Dans son premier film « Je est une autre », Walid Sahraoui nous invite à pousser la porte d’une petite bouquinerie d’Oran, tenue par Salim, libraire passionné et gardien d’un microcosme fait de livres et de confidences.
Né à Alger et formé à l’histoire en France, Sahraoui filme ici sa ville d’adoption avec la curiosité d’un chercheur et la tendresse d’un poète. Il appartient à cette génération de cinéastes algériens qui tentent de réconcilier mémoire intime et mémoire collective.
Le film s’ouvre sur une scène fondatrice : la découverte, dans un vieux vinyle, d’une photographie de femme. Un événement que le réalisateur a lui-même vécu, et qui a été à l’origine du projet. De cette expérience intime naît une enquête imaginaire sur « l’autre » du titre, en écho à la célèbre formule de Rimbaud : « C’est faux de dire : Je pense. On devrait dire : On me pense. […] Je est un autre. »
La bouquinerie de Salim est le cœur battant du film : un lieu de passage et de transmission. Les habitués défilent. Ils livrent des souvenirs et commentent leurs lectures. Ils s’attardent sur des fragments d’histoire personnelle. L’espace restreint de la boutique se fait reflet d’Oran, miroir de sa diversité et de son effervescence intellectuelle. Sahraoui filme ces moments avec une douceur, presque pudique, laissant le temps aux personnages de se déposer dans la lumière.
Ainsi, le film se déploie comme une dérive sensible, passant librement des conversations aux visages, des souvenirs aux fragments de chansons ou de lectures. Ce mouvement errant, affranchi du récit linéaire, peut déconcerter, mais il épouse la logique même du projet. Une exploration intérieure, guidée par le hasard, la parole et la passion du livre.
En fin de compte, la femme absente du titre n’est peut-être qu’un prétexte : le vrai sujet, c’est Oran elle-même, ville multiple et insaisissable, miroir de tous les « je » fragmentés.

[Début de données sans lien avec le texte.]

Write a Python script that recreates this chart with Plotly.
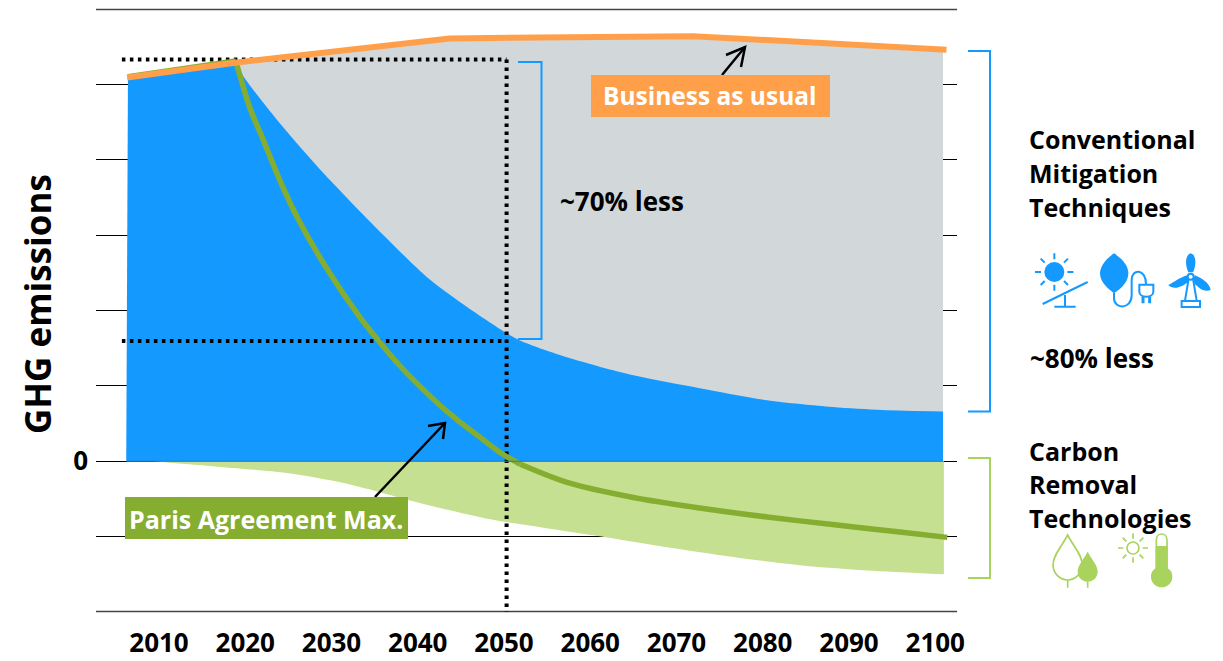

L’un des moments les plus marquants du film survient avec l’apparition de Rihab Alloula, fille du grand dramaturge Abdelkader Alloula. Elle entre en scène un squelette à la main, clin d’œil à Ladjouad, pièce culte de son père. Ce geste introduit une nouvelle dimension : celle de la mémoire artistique algérienne. Dans Ladjouad, le squelette symbolisait un corps social vidé de son âme, une société en perte de sens. Ici, il devient trace et appelle à la mémoire vivante. Cette séquence, brève mais vibrante, rappelle que le cinéma, à l’instar du théâtre, peut ranimer les fantômes du passé.
Certes, dans « Je est une autre » : l’écriture hésite et les transitions manquent parfois de souffle. Certaines pistes se dispersent sans se rejoindre. Mais cette fragilité fait aussi partie du charme du film. Elle dit quelque chose de la démarche de Sahraoui : un geste artisanal, sincère et surtout profondément habité par l’amour des mots et de la lecture.
C’est un film d’écoute. Un film qui cherche à recueillir des voix, des émotions. Sous ses maladresses perce une véritable poésie : celle d’un regard tendre sur Oran, sur ceux qui la vivent et la lisent encore.
En fin de compte, « Je est une autre « n’est ni tout à fait un documentaire, ni tout à fait une fiction, plutôt un espace de passage entre les deux. Sahraoui y esquisse un cinéma de la douceur et du doute, où chaque livre devient une mémoire et chaque visage une histoire. Un premier film imparfait, certes, mais profondément attachant parce qu’il cherche, sincèrement, à comprendre comment l’on filme un souvenir.